Of course, they both need to know how to write. But what you write about and the forms that you use to convey your message are completely different. To begin with, lawyers tend to want to tell. And they use funny words you could never get by with in a novel; words like “notwithstanding” and “submit” (not the kinky kind) “quash” and “subsequent.”  Authors like to show and be omniscient. Sometimes they don’t even write sentences, or whole ones. You’d never get away with that in a legal brief. So, “no” authors and lawyers don’t really have writing in common.


Unless they’re extraordinarily successful, authors don’t dine where lawyers do. They don’t go business class. And they don’t usually dress in suits. Authors often need day jobs. Authors sometimes need lawyers. Lawyers rarely need authors. Lawyers practice civil or criminal law. Authors are civil or uncivil.  Lawyers need a license to practice.

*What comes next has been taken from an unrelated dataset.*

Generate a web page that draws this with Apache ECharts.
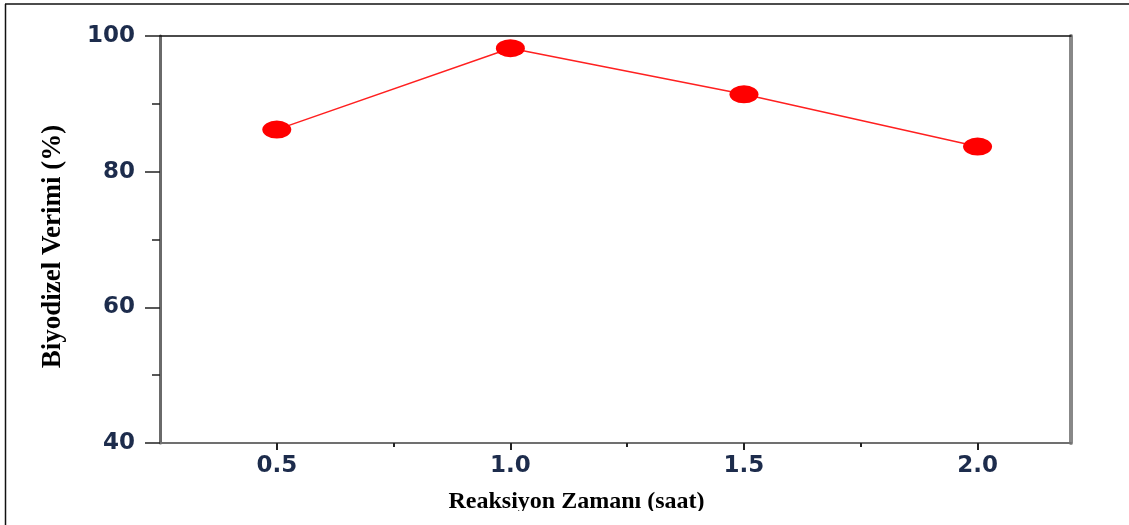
<!DOCTYPE html>
<html>
<head>
<meta charset="utf-8">
<script src="https://cdn.jsdelivr.net/npm/echarts@6/dist/echarts.min.js"></script>
<style>
html,body{margin:0;padding:0;background:#fff;}
#chart{width:1129px;height:525px;}
</style>
</head>
<body>
<div id="chart"></div>
<script>
// Data
const times = [0.5, 1.0, 1.5, 2.0];
const yields = [86.2, 98.2, 91.4, 83.7];
const xMajorTicks = [0.5, 1.0, 1.5, 2.0];
const xMinorTicks = [0.75, 1.25, 1.75];
const yTickLabels = [40, 60, 80, 100];
const xTitle = 'Reaksiyon Zamanı (saat)';
const yTitle = 'Biyodizel Verimi (%)';

const labelColor = '#1d2c4c';
const labelFont = {fontFamily: 'DejaVu Sans', fontWeight: 'bold', fontSize: 23, color: labelColor};

const chart = echarts.init(document.getElementById('chart'), null, {renderer: 'canvas'});
chart.setOption({
  animation: false,
  backgroundColor: '#ffffff',
  grid: {left: 160, right: 58, top: 36, bottom: 82, containLabel: false},
  xAxis: [
    {
      type: 'value', min: 0.25, max: 2.2, position: 'bottom',
      axisLine: {show: true, lineStyle: {color: '#707070', width: 2}},
      axisTick: {show: true, customValues: xMajorTicks, length: 7, lineStyle: {color: '#222', width: 2}},
      axisLabel: Object.assign({customValues: xMajorTicks, margin: 12, formatter: v => Number(v).toFixed(1)}, labelFont),
      splitLine: {show: false},
      name: xTitle, nameLocation: 'middle', nameGap: 47,
      nameTextStyle: {fontFamily: 'Liberation Serif', fontWeight: 'bold', fontSize: 24, color: '#000', padding: [0, 78, 0, 0]}
    },
    {
      type: 'value', min: 0.25, max: 2.2, position: 'bottom',
      axisLine: {show: false},
      axisTick: {show: true, customValues: xMinorTicks, length: 4, lineStyle: {color: '#222', width: 2}},
      axisLabel: {show: false},
      splitLine: {show: false}
    },
    {
      type: 'value', min: 0.25, max: 2.2, position: 'top',
      axisLine: {show: true, lineStyle: {color: '#111', width: 1.5}},
      axisTick: {show: false}, axisLabel: {show: false}, splitLine: {show: false}
    }
  ],
  yAxis: [
    {
      type: 'value', min: yTickLabels[0], max: yTickLabels[yTickLabels.length - 1], interval: 20, position: 'left',
      axisLine: {show: true, lineStyle: {color: '#6a6a6a', width: 3}},
      axisTick: {show: true, length: 15, lineStyle: {color: '#222', width: 1.5}},
      minorTick: {show: true, splitNumber: 2, length: 8, lineStyle: {color: '#222', width: 1.5}},
      axisLabel: Object.assign({margin: 25, formatter: v => String(v)}, labelFont),
      splitLine: {show: false},
      name: yTitle, nameLocation: 'middle', nameGap: 93,
      nameTextStyle: {fontFamily: 'Liberation Serif', fontWeight: 'bold', fontSize: 27, color: '#000', padding: [0, 14, 0, 0]}
    },
    {
      type: 'value', min: 40, max: 100, position: 'right',
      axisLine: {show: true, lineStyle: {color: '#888', width: 4}},
      axisTick: {show: false}, axisLabel: {show: false}, splitLine: {show: false}
    }
  ],
  series: [{
    type: 'line',
    xAxisIndex: 0, yAxisIndex: 0,
    data: times.map((t, i) => [t, yields[i]]),
    symbol: 'circle',
    symbolSize: [29, 18],
    itemStyle: {color: '#ff0000'},
    lineStyle: {color: '#ff2020', width: 1.5},
    z: 5
  }],
  graphic: [
    {type: 'rect', shape: {x: 8, y: 511, width: 1121, height: 14}, style: {fill: '#ffffff'}, z: 100, silent: true},
    {type: 'line', shape: {x1: 5, y1: 4, x2: 1129, y2: 4}, style: {stroke: '#111', lineWidth: 1.5}, z: 101, silent: true},
    {type: 'line', shape: {x1: 5.5, y1: 4, x2: 5.5, y2: 525}, style: {stroke: '#111', lineWidth: 1.5}, z: 101, silent: true}
  ]
});
</script>
</body>
</html>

Authors have license.

So what accounts for the plethora of lawyer/authors?  What accounts for, John Grisham, Erle Stanley Gardner, Scott Turow, Lia Matera, John Mortimer, Richard North Patterson, Henry Fielding, Marissa Piesman and Studs Turkel? I think I have an answer: observation. Authors and lawyers are in the business of paying close attention to human behavior, body language and the physical surroundings in which events occur -- good ones, at least. 

 

Now you are saying, “Wait a minute, other occupations rely on observation too. What about cops and doctors, for example?” The difference though between those other occupations and lawyers is that the observations are generally used within the profession. More often than not, doctors report to other doctors and cops work with cops. They both tend to use lawyers when they want to translate their observations into language for public consumption. 

 

Trial lawyers, especially, are trained to closely observe jurors' responses to their questioning during a selection process called voir dire. We scrutinize documents for evidence of forgery or late creation. We examine forensic evidence. We size up witnesses in pre-trial depositions. And our task is to communicate those observations to jurors, a judge or the public in general. Authors who have that skill can ascribe to their characters behavior from nuances and quirks to more definitive conduct. Authors can make their characters sweat, blush, pull their arms across their chests or stare.  These kinds of descriptions can show the reader a characters’ personality. Readers will come to empathize or despise, based on the behavior described. Readers can pick up on these descriptions to draw their judgments, rather than having the author tell us how the character feels. Likewise the physical environment can be shown, rather than told about. The gun can still be hot to the touch but the show would be inability to hold onto it, and then perhaps licking some burnt fingers. A stiff wind can whip clothing into knots or cause a wayward piece of trash to wrap around a leg. If I were to write: “As he walked, sheets of newsprint swirled about the sidewalk and the front page of the morning rag decided to wrap tightly around his leg,” the reader might guess that it was wind that caused it.  

 

The law might call the dropping of the gun or the paper-wrapped leg “circumstantial evidence” that the gun was hot and the walk was windy. In See You In Court!, I explain that legally, circumstantial evidence is as good as a percipient narration, but in fiction,  circumstantial evidence is better. It is those kinds of details that make the best narrative. Attention to detail, through relating these small clues makes the story. So just as a lawyer is shown evidence, the author can show the reader the evidence, whether it be a weapon, a room, or a document, paying attention to clues, which constitute the circumstantial evidence that makes for the best reading. The best of the lawyer/authors possess this ability to process the evidence and then to communicate it in plain, simple, easy-to-read language.